I've had to prove to them that I don't lie. But it doesn't matter to them,because they just make up garbage as they go along.
I believe that quote comes from Americans who were in the business of exterminating Native Americans.
First, there are no 'muslim babies' only babies of 'muslim' parents. In OKC, that had nothing to do with the tragedy. But in the WTC attacks, it is everything.
Only those who are so blind that they will not see can argue that the bloodthirsty Mohammedanism of the attackers had nothing to do with the attack. Will Afghan babies die because their primitive, pagan and immensely foolish Mohammedan parents refuse to turn over the terrorists? Yes, sadly yes.
But the fact the Mohammedans can make babies cannot keep us from stamping out this evil from the face of the earth (while trying to hold the number of innocents lost to an absolute minimum).
I might have misunderstood but:That baby died because it's muslim mother was stoned,by a mob ,after the bombing.In the United States.

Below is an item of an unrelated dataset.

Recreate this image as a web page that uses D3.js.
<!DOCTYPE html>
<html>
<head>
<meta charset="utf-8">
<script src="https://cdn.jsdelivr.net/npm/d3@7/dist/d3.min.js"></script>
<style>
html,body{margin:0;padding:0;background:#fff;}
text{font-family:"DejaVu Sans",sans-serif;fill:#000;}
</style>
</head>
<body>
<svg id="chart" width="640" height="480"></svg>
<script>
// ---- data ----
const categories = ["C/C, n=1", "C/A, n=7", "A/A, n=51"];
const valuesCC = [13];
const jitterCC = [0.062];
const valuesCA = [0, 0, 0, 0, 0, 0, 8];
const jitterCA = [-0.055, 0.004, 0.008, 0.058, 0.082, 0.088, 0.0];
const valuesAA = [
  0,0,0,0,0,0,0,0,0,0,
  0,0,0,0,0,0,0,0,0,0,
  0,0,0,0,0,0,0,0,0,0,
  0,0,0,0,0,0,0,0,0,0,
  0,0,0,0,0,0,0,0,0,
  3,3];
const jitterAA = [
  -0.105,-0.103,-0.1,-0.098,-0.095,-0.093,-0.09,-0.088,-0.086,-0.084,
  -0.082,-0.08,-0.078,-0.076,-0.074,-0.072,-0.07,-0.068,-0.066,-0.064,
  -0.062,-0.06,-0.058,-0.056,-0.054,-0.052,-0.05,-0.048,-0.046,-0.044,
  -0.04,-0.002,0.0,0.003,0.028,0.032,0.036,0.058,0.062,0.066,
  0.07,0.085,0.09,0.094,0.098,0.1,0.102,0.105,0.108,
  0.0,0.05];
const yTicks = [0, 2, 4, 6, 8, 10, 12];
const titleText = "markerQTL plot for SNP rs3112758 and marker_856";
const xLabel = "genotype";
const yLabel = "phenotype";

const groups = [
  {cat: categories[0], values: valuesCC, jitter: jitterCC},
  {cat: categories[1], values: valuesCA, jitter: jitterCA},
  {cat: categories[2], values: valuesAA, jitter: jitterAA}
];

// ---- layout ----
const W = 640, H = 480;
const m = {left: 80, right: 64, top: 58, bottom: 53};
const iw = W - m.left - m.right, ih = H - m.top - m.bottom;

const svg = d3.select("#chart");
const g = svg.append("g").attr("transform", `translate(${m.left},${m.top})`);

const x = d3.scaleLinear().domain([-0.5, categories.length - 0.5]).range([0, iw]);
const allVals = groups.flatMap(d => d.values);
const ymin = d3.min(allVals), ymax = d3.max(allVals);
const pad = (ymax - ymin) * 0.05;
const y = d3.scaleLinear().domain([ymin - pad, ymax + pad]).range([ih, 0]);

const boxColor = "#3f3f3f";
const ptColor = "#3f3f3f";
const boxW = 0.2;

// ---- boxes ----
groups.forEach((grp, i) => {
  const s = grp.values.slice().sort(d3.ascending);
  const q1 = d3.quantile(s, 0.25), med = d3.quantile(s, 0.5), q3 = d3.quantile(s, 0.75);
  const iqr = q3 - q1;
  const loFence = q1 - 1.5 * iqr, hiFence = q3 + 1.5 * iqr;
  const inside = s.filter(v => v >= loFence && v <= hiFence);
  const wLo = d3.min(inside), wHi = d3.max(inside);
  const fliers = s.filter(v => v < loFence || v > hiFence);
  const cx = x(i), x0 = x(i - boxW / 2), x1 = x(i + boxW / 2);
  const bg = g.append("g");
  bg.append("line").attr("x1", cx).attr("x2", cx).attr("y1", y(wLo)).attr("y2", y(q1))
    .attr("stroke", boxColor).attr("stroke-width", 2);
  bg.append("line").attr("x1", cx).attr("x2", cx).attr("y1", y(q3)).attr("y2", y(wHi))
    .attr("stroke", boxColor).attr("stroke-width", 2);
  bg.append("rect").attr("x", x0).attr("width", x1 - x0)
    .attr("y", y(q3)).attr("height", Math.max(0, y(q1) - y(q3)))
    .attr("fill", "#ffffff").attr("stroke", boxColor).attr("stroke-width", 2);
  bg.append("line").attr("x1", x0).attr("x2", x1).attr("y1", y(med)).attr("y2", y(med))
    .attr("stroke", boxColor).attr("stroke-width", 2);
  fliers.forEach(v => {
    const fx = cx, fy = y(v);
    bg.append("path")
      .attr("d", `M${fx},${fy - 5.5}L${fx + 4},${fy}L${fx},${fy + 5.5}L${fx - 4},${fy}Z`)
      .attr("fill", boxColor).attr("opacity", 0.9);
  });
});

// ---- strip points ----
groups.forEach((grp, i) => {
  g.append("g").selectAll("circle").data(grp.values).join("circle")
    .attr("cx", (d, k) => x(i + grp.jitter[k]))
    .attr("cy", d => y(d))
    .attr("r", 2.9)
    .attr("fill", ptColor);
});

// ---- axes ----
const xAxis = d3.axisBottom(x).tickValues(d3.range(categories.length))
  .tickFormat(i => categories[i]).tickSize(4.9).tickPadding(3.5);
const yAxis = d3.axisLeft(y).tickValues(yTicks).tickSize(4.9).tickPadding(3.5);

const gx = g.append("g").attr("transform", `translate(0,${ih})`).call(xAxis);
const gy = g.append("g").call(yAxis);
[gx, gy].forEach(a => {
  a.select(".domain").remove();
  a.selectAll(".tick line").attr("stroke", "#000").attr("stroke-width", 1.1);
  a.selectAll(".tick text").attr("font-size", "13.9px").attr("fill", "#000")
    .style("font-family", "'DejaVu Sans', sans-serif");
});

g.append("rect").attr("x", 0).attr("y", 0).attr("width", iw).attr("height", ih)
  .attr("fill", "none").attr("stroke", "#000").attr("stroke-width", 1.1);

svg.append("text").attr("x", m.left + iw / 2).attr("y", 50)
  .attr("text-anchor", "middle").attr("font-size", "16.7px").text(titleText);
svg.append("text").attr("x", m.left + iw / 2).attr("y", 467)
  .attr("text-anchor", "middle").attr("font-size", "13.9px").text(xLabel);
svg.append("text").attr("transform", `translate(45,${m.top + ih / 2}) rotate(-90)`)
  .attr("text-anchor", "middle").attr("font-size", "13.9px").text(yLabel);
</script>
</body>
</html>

I think it says alot,about rushing to vengance.
I think we need time to do this quietly !
Now just watch me get flamed as the author of this thing - it'll be all your fault! ;-)
Do what 'quietly'? If we have to bomb quietly, how do we do that? If that isn't what you meant, were the Mohammedans who hijacked the planes 'quiet' by your definition?
If you comment pertained to a 'quiet' debate over the reasons for, appropriate scope of and goals for our response, I think that is what we are having here.
In my opinion, it was the primitive, bloodthirsty nature of the Mohammedan religion which brought on this tragedy and nothing else. It was not the hijackers' Arab ancestry. It was not any allegiance to the Afghan flag or nationality. [Most of them had probably never been to Afghanistan.] It was not the Arab-Israeli dispute (except tangentially). It was the well-known and understood tenets of the Mohammedan religion and nothing else. These poor misguided souls expected 70 virgins apiece for killing Christians and bought a ticket to Hell instead. In my view, this won't stop until we stop those people who believe in the central tenets of Mohammedanism.